To the extent that the Pierce County Prosecutor's office acted in a quasi-judicial capacity in determining what charge to file against Ladenburg, Jr., and whether or not to plea bargain with him, the appearance of fairness doctrine may apply. Even if the doctrine applies, however, it was not violated in this case.

[4] Under the appearance of fairness doctrine, a judicial proceeding is valid only if a reasonably prudent and disinterested observer would conclude that all parties obtained a *755 fair, impartial, and neutral hearing. See generally Washington Med. Disciplinary Bd. v. Johnson, 99 Wash. 2d 466, 478, 663 P.2d 457 (1983); State v. Eastabrook, 58 Wash. App. 805, 816, 795 P.2d 151, review denied, 115 Wash. 2d 1031 (1990). For the reasons stated above, we conclude that a reasonably prudent and disinterested observer would conclude that such was the case.
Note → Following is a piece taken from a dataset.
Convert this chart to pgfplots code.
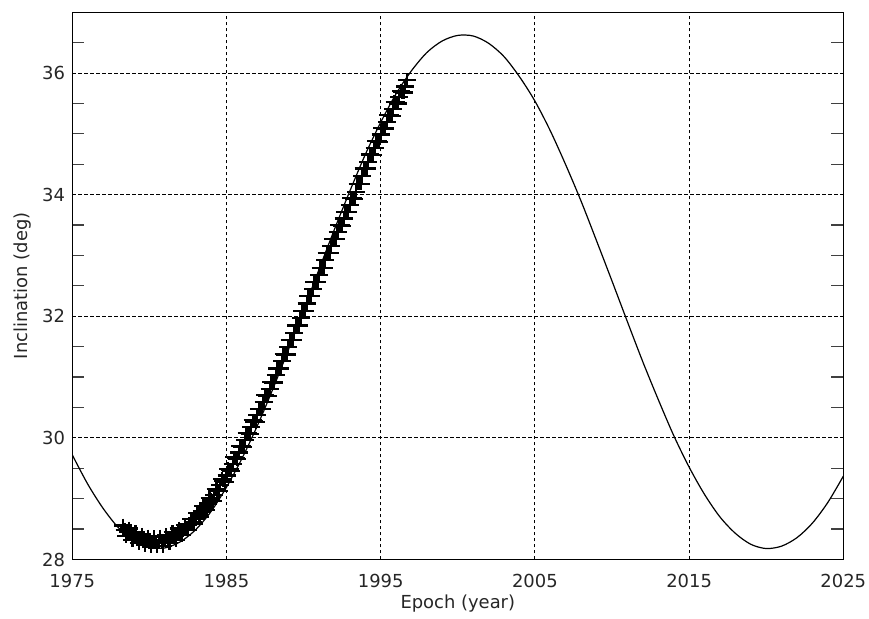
\documentclass[border=0pt]{standalone}
\usepackage{fontspec}
\setmainfont{DejaVu Sans}
\usepackage{pgfplots}
\pgfplotsset{compat=1.18}
\begin{document}
\fontsize{9}{11}\selectfont
\begin{tikzpicture}
\begin{axis}[
  scale only axis, width=385.5bp, height=273.6bp,
  xmin=1975, xmax=2025, ymin=28, ymax=37,
  xtick={1975,1985,1995,2005,2015,2025},
  ytick={28,30,32,34,36},
  minor ytick={28.5,29,29.5,30.5,31,31.5,32.5,33,33.5,34.5,35,35.5,36.5},
  /pgf/number format/.cd, 1000 sep={}, assume math mode=true, /pgfplots/.cd,
  grid=major,
  major grid style={black, line width=0.5bp, dash pattern=on 1.6bp off 1.4bp},
  tick align=inside,
  major tick length=0pt, minor tick length=6bp,
  minor tick style={black!75, line width=0.6bp},
  axis line style={black, line width=0.5bp},
  every tick label/.append style={text=black!85},
  xticklabel style={yshift=-4bp},
  yticklabel style={xshift=-0.5bp},
  xlabel={Epoch (year)}, ylabel={Inclination (deg)},
  xlabel style={at={(axis description cs:0.5,-0.0811)}, anchor=center, text=black!85},
  ylabel style={at={(axis description cs:-0.0648,0.5)}, anchor=center, text=black!85},
]
\addplot[black, line width=0.6bp, smooth] coordinates {
(1975,29.72) (1976,29.24) (1977,28.84) (1978,28.52) (1979,28.31) (1980,28.20)
(1981,28.19) (1982,28.29) (1983,28.49) (1984,28.79) (1985,29.19) (1986,29.66)
(1987,30.20) (1988,30.80) (1989,31.44) (1990,32.10) (1991,32.77) (1992,33.43)
(1993,34.06) (1994,34.66) (1995,35.19) (1996,35.66) (1997,36.04) (1998,36.34)
(1999,36.53) (2000,36.62) (2001,36.61) (2002,36.49) (2003,36.27) (2004,35.94)
(2005,35.54) (2006,35.05) (2007,34.49) (2008,33.89) (2009,33.24) (2010,32.58)
(2011,31.91) (2012,31.25) (2013,30.63) (2014,30.04) (2015,29.52) (2016,29.07)
(2017,28.70) (2018,28.43) (2019,28.25) (2020,28.18) (2021,28.22) (2022,28.36)
(2023,28.60) (2024,28.94) (2025,29.37)
};
\addplot[only marks, black, mark=+, mark size=4.5bp, mark options={line width=1.1bp, yscale=0.75}] coordinates {
(1978.3,28.56) (1978.4,28.49) (1978.5,28.39) (1978.6,28.45) (1978.7,28.51)
(1978.8,28.41) (1978.9,28.32) (1979.0,28.38) (1979.1,28.45) (1979.2,28.36)
(1979.3,28.27) (1979.4,28.34) (1979.5,28.41) (1979.6,28.32) (1979.7,28.24)
(1979.8,28.31) (1979.9,28.38) (1980.0,28.29) (1980.1,28.21) (1980.2,28.29)
(1980.3,28.37) (1980.4,28.29) (1980.5,28.22) (1980.6,28.30) (1980.7,28.38)
(1980.8,28.30) (1980.9,28.22) (1981.0,28.31) (1981.1,28.40) (1981.2,28.33)
(1981.3,28.27) (1981.4,28.36) (1981.5,28.45) (1981.6,28.39) (1981.7,28.32)
(1981.8,28.41) (1981.9,28.51) (1982.0,28.44) (1982.1,28.40) (1982.2,28.48)
(1982.3,28.57) (1982.4,28.53) (1982.5,28.49) (1982.6,28.58) (1982.7,28.66)
(1982.8,28.62) (1982.9,28.59) (1983.0,28.67) (1983.1,28.76) (1983.2,28.73)
(1983.3,28.70) (1983.4,28.79) (1983.5,28.88) (1983.6,28.85) (1983.7,28.82)
(1983.8,28.92) (1983.9,29.01) (1984.0,28.98) (1984.1,28.96) (1984.2,29.06)
(1984.3,29.16) (1984.4,29.14) (1984.5,29.12) (1984.6,29.22) (1984.7,29.32)
(1984.8,29.30) (1984.9,29.28) (1985.0,29.38) (1985.1,29.49) (1985.2,29.48)
(1985.3,29.46) (1985.4,29.57) (1985.5,29.68) (1985.6,29.67) (1985.7,29.65)
(1985.8,29.76) (1985.9,29.87) (1986.0,29.86) (1986.1,29.85) (1986.2,29.97)
(1986.3,30.08) (1986.4,30.08) (1986.5,30.07) (1986.6,30.18) (1986.7,30.29)
(1986.8,30.27) (1986.9,30.26) (1987.0,30.37) (1987.1,30.48) (1987.2,30.48)
(1987.3,30.47) (1987.4,30.59) (1987.5,30.70) (1987.6,30.69) (1987.7,30.69)
(1987.8,30.80) (1987.9,30.92) (1988.0,30.91) (1988.1,30.91) (1988.2,31.03)
(1988.3,31.14) (1988.4,31.14) (1988.5,31.14) (1988.6,31.26) (1988.7,31.38)
(1988.8,31.37) (1988.9,31.37) (1989.0,31.49) (1989.1,31.61) (1989.2,31.61)
(1989.3,31.61) (1989.4,31.73) (1989.5,31.85) (1989.6,31.85) (1989.7,31.85)
(1989.8,31.97) (1989.9,32.09) (1990.0,32.09) (1990.1,32.09) (1990.2,32.21)
(1990.3,32.33) (1990.4,32.33) (1990.5,32.33) (1990.6,32.45) (1990.7,32.57)
(1990.8,32.57) (1990.9,32.56) (1991.0,32.68) (1991.1,32.80) (1991.2,32.80)
(1991.3,32.80) (1991.4,32.92) (1991.5,33.04) (1991.6,33.04) (1991.7,33.04)
(1991.8,33.16) (1991.9,33.27) (1992.0,33.27) (1992.1,33.27) (1992.2,33.39)
(1992.3,33.50) (1992.4,33.50) (1992.5,33.49) (1992.6,33.61) (1992.7,33.72)
(1992.8,33.72) (1992.9,33.72) (1993.0,33.83) (1993.1,33.94) (1993.2,33.94)
(1993.3,33.93) (1993.4,34.05) (1993.5,34.18) (1993.6,34.18) (1993.7,34.18)
(1993.8,34.31) (1993.9,34.43) (1994.0,34.43) (1994.1,34.43) (1994.2,34.54)
(1994.3,34.66) (1994.4,34.65) (1994.5,34.65) (1994.6,34.77) (1994.7,34.88)
(1994.8,34.88) (1994.9,34.87) (1995.0,34.99) (1995.1,35.10) (1995.2,35.10)
(1995.3,35.09) (1995.4,35.20) (1995.5,35.31) (1995.6,35.31) (1995.7,35.30)
(1995.8,35.41) (1995.9,35.53) (1996.0,35.52) (1996.1,35.50) (1996.2,35.61)
(1996.3,35.71) (1996.4,35.69) (1996.5,35.68) (1996.6,35.78) (1996.7,35.89)
};
\end{axis}
\pgfresetboundingbox
\path[use as bounding box] ([xshift=-36.15bp,yshift=-29.75bp]current axis.south west) rectangle ([xshift=12.85bp,yshift=6.15bp]current axis.north east);
\end{tikzpicture}
\end{document}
Although we find no merit to the issues Ladenburg, Jr., has raised on appeal, we suggest that this might have been a circumstance where, in an abundance of caution, the prosecutor and his office should have considered yielding the prosecution of the case to another prosecuting attorney's office. Although we have no way of knowing, we expect that Ladenburg, Jr.'s motion might have been met with a more favorable response by the prosecutor's office if it had been lodged earlier.[2] Ladenburg, Jr., certainly must have known from the outset that the Prosecuting Attorney was his uncle. To not raise the motion to disqualify until the morning of trial suggests to us that the disqualification effort was more tactical than substantive.

Affirmed.

PETRICH, C.J., and MORGAN, J., concur.

NOTES

[1] Ladenburg, Jr., contended at trial that his altercation with Anderson was the result of a prior incident where Anderson had threatened him with a gun. He also contended that the money taken did not belong to Anderson because Anderson had cheated Ladenburg, Jr.'s friend out of it in a crap game. Apparently, Ladenburg, Jr., viewed the incident not as a robbery, but an effort to defend his honor. He claimed, also, that another person also hit Anderson.

[2] Significantly, the State was represented on appeal by the office of the King County Prosecuting Attorney.